Data excerpt:
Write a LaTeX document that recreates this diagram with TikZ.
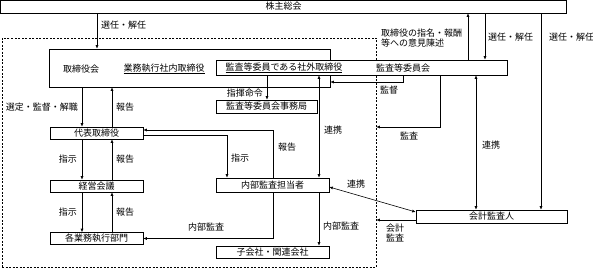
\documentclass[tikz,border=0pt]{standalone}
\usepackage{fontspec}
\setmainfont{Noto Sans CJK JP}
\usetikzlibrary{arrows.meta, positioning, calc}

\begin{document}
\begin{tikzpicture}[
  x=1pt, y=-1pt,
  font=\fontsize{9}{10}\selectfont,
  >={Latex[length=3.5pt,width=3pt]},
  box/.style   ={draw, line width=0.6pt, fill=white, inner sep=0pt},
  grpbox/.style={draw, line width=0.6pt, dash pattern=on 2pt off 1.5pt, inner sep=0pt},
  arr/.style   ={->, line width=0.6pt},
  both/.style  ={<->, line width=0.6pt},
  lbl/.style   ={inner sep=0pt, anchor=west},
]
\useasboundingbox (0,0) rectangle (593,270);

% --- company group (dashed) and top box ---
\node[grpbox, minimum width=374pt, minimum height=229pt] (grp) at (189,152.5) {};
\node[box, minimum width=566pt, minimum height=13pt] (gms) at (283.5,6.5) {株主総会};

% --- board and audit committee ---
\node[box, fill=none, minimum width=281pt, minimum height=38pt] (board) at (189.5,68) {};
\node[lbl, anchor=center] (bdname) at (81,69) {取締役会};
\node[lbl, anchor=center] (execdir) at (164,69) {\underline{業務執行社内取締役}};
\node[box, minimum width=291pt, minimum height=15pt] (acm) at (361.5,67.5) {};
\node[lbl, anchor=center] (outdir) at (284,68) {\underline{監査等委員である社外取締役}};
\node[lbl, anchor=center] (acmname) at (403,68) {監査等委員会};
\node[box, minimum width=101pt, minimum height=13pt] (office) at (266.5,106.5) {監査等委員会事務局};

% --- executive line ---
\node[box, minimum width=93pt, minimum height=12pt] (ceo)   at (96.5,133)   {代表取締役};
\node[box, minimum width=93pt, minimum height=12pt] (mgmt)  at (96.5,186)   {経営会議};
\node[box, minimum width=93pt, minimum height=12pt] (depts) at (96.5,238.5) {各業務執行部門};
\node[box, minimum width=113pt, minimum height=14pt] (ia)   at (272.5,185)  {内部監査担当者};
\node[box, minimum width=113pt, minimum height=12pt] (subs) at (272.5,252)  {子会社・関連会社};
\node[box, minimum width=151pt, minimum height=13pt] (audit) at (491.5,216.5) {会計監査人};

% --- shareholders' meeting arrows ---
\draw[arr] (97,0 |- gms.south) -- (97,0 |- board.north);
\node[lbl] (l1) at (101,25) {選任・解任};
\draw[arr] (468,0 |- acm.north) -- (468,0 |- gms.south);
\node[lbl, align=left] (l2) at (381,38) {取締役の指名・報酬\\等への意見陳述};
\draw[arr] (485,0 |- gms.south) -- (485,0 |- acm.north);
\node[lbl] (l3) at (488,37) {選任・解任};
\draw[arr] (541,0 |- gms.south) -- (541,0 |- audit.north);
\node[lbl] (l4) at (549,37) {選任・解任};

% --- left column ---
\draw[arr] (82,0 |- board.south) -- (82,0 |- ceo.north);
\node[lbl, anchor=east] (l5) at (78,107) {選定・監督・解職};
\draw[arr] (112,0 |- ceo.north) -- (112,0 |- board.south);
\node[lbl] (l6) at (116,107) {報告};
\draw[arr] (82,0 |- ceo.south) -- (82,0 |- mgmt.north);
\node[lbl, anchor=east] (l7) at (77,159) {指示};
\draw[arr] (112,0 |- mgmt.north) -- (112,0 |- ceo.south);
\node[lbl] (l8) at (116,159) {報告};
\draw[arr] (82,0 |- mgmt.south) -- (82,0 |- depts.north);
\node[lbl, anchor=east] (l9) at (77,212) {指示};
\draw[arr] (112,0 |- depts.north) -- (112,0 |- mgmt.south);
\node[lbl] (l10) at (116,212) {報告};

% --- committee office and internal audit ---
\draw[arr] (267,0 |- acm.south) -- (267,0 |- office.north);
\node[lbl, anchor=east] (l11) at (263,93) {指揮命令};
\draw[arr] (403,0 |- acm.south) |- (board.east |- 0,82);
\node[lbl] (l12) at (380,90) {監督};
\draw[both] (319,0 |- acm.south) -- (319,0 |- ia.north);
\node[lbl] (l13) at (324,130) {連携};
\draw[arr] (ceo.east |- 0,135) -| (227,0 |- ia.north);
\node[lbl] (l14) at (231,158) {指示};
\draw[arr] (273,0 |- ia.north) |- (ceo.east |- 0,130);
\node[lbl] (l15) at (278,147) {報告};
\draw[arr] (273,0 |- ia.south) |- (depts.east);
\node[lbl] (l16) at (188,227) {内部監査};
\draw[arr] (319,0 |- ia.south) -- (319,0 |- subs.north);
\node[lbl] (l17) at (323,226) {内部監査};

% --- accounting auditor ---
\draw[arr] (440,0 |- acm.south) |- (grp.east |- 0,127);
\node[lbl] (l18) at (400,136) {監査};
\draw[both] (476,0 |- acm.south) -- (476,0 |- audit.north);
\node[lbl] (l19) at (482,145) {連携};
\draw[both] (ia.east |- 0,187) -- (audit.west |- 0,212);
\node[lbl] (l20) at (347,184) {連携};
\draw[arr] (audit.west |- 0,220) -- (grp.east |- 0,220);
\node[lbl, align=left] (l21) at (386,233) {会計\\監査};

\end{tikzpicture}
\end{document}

Request:
Write out nothing but the lines from the start of the data through the line with "minimum width=151pt, minimum". Leave out the pictures.

Response to this exercise:
Write a LaTeX document that recreates this diagram with TikZ.
\documentclass[tikz,border=0pt]{standalone}
\usepackage{fontspec}
\setmainfont{Noto Sans CJK JP}
\usetikzlibrary{arrows.meta, positioning, calc}

\begin{document}
\begin{tikzpicture}[
  x=1pt, y=-1pt,
  font=\fontsize{9}{10}\selectfont,
  >={Latex[length=3.5pt,width=3pt]},
  box/.style   ={draw, line width=0.6pt, fill=white, inner sep=0pt},
  grpbox/.style={draw, line width=0.6pt, dash pattern=on 2pt off 1.5pt, inner sep=0pt},
  arr/.style   ={->, line width=0.6pt},
  both/.style  ={<->, line width=0.6pt},
  lbl/.style   ={inner sep=0pt, anchor=west},
]
\useasboundingbox (0,0) rectangle (593,270);

% --- company group (dashed) and top box ---
\node[grpbox, minimum width=374pt, minimum height=229pt] (grp) at (189,152.5) {};
\node[box, minimum width=566pt, minimum height=13pt] (gms) at (283.5,6.5) {株主総会};

% --- board and audit committee ---
\node[box, fill=none, minimum width=281pt, minimum height=38pt] (board) at (189.5,68) {};
\node[lbl, anchor=center] (bdname) at (81,69) {取締役会};
\node[lbl, anchor=center] (execdir) at (164,69) {\underline{業務執行社内取締役}};
\node[box, minimum width=291pt, minimum height=15pt] (acm) at (361.5,67.5) {};
\node[lbl, anchor=center] (outdir) at (284,68) {\underline{監査等委員である社外取締役}};
\node[lbl, anchor=center] (acmname) at (403,68) {監査等委員会};
\node[box, minimum width=101pt, minimum height=13pt] (office) at (266.5,106.5) {監査等委員会事務局};

% --- executive line ---
\node[box, minimum width=93pt, minimum height=12pt] (ceo)   at (96.5,133)   {代表取締役};
\node[box, minimum width=93pt, minimum height=12pt] (mgmt)  at (96.5,186)   {経営会議};
\node[box, minimum width=93pt, minimum height=12pt] (depts) at (96.5,238.5) {各業務執行部門};
\node[box, minimum width=113pt, minimum height=14pt] (ia)   at (272.5,185)  {内部監査担当者};
\node[box, minimum width=113pt, minimum height=12pt] (subs) at (272.5,252)  {子会社・関連会社};
\node[box, minimum width=151pt, minimum height=13pt] (audit) at (491.5,216.5) {会計監査人};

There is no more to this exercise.